WORK TO BE COMPLETED:
Collect all the lines that mention the word "this".

-- begin PROVIDED MATERIAL --

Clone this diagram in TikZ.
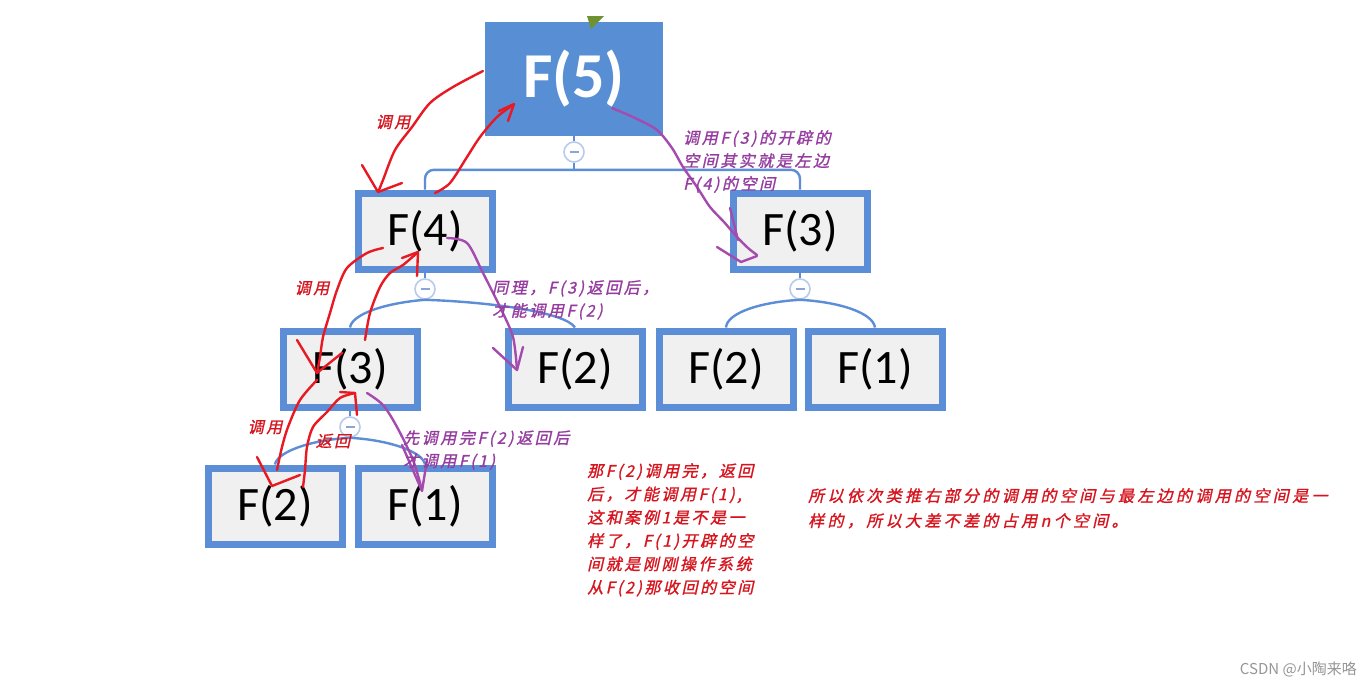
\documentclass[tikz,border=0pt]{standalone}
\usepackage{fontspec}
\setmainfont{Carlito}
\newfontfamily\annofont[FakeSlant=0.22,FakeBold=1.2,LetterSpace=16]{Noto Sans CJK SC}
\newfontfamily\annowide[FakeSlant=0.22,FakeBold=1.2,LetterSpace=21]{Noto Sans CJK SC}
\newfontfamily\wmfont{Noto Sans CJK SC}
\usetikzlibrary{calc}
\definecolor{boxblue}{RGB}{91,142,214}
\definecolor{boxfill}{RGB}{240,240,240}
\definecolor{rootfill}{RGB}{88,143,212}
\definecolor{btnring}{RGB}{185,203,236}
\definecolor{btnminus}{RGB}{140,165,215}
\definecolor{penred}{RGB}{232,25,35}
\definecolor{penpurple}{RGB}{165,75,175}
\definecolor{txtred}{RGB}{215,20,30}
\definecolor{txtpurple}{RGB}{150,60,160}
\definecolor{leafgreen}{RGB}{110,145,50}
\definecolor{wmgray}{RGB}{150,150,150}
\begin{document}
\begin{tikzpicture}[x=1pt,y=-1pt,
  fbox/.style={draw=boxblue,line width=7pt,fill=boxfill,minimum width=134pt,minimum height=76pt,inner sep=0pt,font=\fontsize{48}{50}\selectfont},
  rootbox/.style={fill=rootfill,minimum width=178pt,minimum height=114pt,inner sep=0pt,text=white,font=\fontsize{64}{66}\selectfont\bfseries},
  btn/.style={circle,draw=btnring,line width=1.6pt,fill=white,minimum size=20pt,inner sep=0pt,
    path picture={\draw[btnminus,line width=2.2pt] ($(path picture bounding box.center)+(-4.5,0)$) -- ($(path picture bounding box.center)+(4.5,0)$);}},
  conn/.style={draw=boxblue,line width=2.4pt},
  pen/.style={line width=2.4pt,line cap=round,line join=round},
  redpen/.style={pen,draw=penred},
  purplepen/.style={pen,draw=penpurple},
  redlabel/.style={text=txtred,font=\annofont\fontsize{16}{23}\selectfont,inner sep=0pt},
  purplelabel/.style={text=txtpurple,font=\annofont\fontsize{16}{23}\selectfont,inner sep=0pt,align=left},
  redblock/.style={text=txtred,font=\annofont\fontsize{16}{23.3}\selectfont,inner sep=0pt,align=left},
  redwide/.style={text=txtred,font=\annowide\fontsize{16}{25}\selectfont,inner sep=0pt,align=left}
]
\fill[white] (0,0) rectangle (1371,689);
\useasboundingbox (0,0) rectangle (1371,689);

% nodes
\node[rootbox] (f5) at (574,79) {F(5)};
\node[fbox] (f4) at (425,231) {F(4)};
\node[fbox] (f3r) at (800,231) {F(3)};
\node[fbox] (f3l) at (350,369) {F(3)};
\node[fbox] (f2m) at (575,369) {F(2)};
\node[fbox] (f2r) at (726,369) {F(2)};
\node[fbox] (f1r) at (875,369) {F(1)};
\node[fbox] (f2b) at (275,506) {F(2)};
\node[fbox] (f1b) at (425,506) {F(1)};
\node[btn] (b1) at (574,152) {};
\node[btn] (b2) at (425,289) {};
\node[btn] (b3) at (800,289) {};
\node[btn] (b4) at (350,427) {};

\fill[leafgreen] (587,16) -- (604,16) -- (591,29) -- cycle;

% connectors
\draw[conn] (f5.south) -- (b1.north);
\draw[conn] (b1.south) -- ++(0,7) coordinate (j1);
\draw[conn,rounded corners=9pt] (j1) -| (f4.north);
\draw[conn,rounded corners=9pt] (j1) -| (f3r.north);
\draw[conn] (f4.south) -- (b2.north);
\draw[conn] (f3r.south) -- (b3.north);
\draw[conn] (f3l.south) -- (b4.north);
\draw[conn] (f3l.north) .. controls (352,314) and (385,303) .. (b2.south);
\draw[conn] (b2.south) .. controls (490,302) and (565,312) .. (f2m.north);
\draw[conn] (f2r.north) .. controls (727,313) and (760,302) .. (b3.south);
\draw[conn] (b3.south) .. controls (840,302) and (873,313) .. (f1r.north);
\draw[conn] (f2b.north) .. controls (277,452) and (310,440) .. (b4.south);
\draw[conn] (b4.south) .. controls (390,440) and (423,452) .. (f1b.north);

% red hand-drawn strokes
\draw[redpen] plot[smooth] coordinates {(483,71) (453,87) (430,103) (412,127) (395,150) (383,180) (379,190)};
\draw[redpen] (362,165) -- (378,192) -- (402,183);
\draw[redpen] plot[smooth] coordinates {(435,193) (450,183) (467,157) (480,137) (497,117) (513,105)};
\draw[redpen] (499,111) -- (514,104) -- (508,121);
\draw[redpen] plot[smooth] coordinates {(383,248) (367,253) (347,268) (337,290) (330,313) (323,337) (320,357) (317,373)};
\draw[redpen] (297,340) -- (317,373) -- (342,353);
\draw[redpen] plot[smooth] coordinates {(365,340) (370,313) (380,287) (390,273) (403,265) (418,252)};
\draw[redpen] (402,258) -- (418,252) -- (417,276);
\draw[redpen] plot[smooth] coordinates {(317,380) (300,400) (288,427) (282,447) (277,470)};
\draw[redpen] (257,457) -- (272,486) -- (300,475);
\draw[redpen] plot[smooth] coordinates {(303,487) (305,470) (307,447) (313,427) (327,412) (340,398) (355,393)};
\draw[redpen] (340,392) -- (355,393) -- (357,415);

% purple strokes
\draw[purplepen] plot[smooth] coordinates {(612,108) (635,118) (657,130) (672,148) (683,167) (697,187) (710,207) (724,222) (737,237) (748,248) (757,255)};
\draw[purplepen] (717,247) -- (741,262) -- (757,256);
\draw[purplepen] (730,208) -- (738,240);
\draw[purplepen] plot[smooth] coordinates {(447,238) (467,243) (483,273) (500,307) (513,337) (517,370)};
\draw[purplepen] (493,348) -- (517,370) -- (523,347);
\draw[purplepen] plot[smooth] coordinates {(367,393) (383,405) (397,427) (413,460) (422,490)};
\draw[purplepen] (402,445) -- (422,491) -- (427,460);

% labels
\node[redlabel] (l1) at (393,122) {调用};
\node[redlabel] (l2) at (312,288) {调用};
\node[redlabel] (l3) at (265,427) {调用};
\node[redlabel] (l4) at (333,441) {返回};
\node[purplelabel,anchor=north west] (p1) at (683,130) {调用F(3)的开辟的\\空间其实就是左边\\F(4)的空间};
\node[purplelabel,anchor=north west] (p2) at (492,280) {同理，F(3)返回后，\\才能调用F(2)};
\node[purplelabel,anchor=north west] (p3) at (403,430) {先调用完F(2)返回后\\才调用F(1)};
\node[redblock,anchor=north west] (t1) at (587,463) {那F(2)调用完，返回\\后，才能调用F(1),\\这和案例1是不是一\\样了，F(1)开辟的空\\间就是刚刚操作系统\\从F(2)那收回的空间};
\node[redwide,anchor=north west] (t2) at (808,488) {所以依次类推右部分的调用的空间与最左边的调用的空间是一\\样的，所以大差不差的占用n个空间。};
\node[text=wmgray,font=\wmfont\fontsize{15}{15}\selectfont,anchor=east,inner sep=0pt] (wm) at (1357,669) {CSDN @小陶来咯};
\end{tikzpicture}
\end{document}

-- end PROVIDED MATERIAL --
-- begin PROVIDED MATERIAL --

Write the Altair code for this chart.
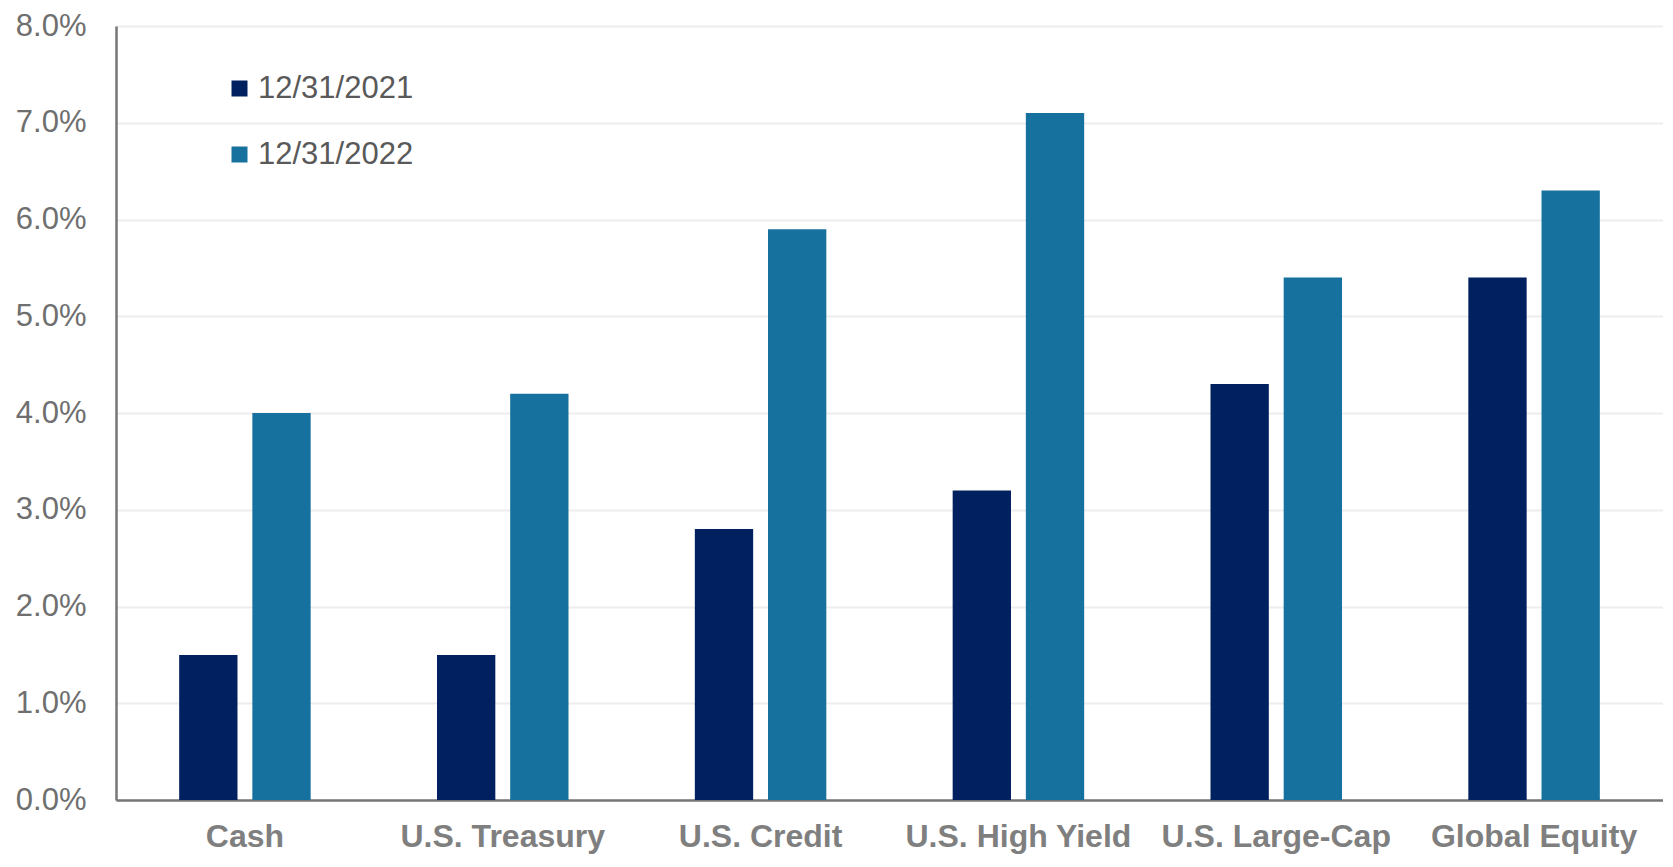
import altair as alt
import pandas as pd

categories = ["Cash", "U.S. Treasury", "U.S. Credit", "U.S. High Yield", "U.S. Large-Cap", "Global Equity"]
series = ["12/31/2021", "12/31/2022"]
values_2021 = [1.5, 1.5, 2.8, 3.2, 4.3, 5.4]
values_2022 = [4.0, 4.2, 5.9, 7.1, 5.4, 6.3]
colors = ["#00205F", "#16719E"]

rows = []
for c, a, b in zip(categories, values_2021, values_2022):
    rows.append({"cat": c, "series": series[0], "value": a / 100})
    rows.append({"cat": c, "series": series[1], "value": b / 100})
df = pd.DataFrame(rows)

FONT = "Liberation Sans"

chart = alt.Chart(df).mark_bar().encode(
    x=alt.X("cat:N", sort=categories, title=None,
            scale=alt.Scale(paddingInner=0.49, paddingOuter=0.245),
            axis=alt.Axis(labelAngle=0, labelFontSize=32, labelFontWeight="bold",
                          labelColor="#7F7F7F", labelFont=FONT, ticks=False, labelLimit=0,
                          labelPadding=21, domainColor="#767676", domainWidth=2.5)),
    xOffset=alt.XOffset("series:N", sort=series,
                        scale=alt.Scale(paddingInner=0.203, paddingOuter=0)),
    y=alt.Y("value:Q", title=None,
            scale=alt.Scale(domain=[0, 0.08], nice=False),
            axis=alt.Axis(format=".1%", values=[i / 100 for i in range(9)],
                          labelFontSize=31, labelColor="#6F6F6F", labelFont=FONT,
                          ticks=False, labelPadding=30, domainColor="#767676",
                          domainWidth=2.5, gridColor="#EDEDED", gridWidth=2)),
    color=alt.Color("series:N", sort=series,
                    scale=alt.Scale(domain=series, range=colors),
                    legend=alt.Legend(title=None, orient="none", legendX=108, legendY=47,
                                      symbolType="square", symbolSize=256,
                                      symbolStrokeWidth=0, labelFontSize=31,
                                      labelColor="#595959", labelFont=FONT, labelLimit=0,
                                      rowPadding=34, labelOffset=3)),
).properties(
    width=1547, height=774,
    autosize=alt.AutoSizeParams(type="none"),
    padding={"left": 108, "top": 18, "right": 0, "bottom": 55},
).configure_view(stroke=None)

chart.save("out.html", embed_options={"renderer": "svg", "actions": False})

-- end PROVIDED MATERIAL --

THE ANSWER:
Clone this diagram in TikZ.
Write the Altair code for this chart.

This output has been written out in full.